The most moving scene in the movie for me lasted less than a minute on the screen. It showed probably a mile of long-haul truckers lining the road to the prison to which Jimmy Hoffa and Bobby Charo were being transported in the late 1960's. Transported after they were convicted by The Department of Justice under Robert Kennedy (wonderfully played by Kevin Anderson), for jury tampering and attempted bribery. A conviction obtained by DOJ's finally getting a high union official, Pete Connelly (wonderfully played by John C. Reilly), to testify and reveal that Hoffa and mob kingpin Carol D'Allesandro had agreed to swap Mob protection services for IBT strikers and profits for the Mob, for profits for the union's members from the Mob's investment of union monies from the IBT pension fund. (The IBT pension fund evidently benefitted substantially from its Mob-made investments, and there was never a showing that Jimmy Hoffa or Bobby Charo benefitted personally from them.)

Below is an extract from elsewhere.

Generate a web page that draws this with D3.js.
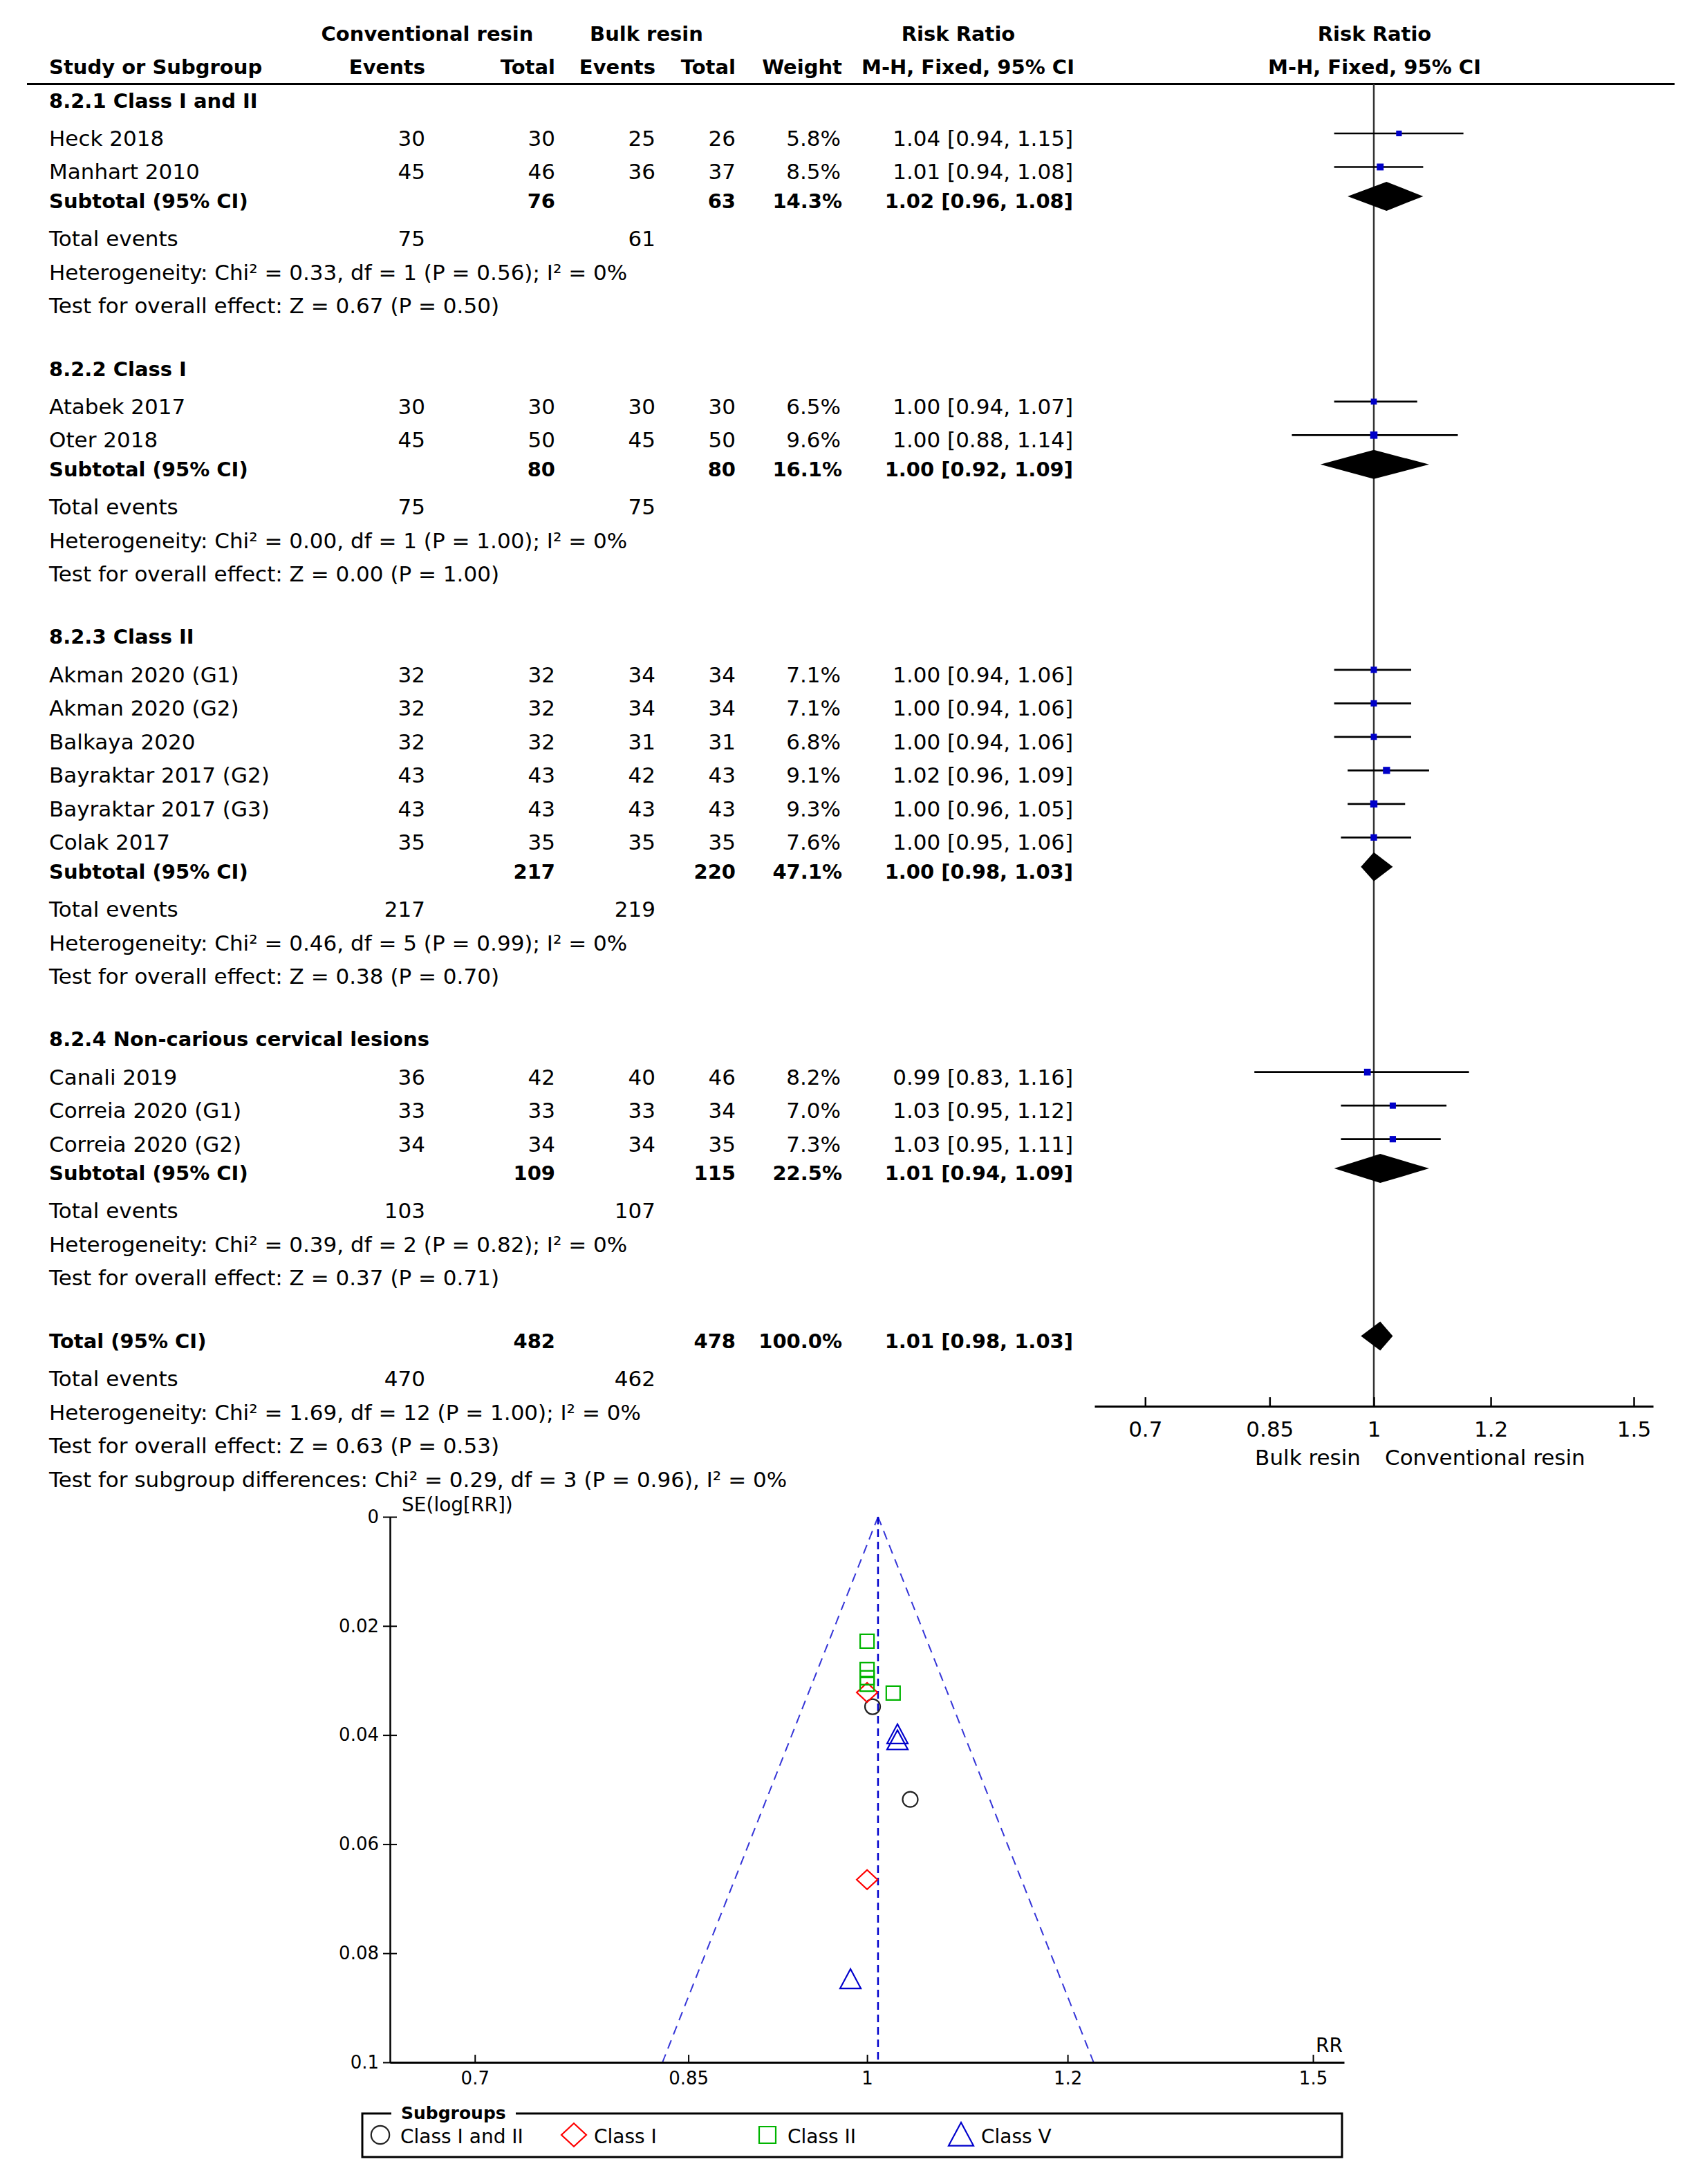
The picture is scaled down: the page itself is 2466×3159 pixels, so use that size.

At this point, I feel like I've dwelled on the movie's complexities and ignored its essence and significance. In fact, the movie fit very well into a period of extreme violence in American movies in 1992 " but its politics and aesthetics were directly contrary to the politics of most of these violent movies. In general, other violence-genre movies from the days of Dirty Harry in the early 1970's until 1992 were, in effect if not intent, simple-mindedly supportive of America's exploitative political economy at home and illegal wars abroad.
For having politics directly opposed to that when it appeared in 1992, Hoffa the movie was effectively "disappeared from the minds of the moviegoers in this country, by the persons and institutions who were responsible for America's wars abroad and social backwardness at home in 1992, and who still are today, on the day we honor labor, September 7, 2009.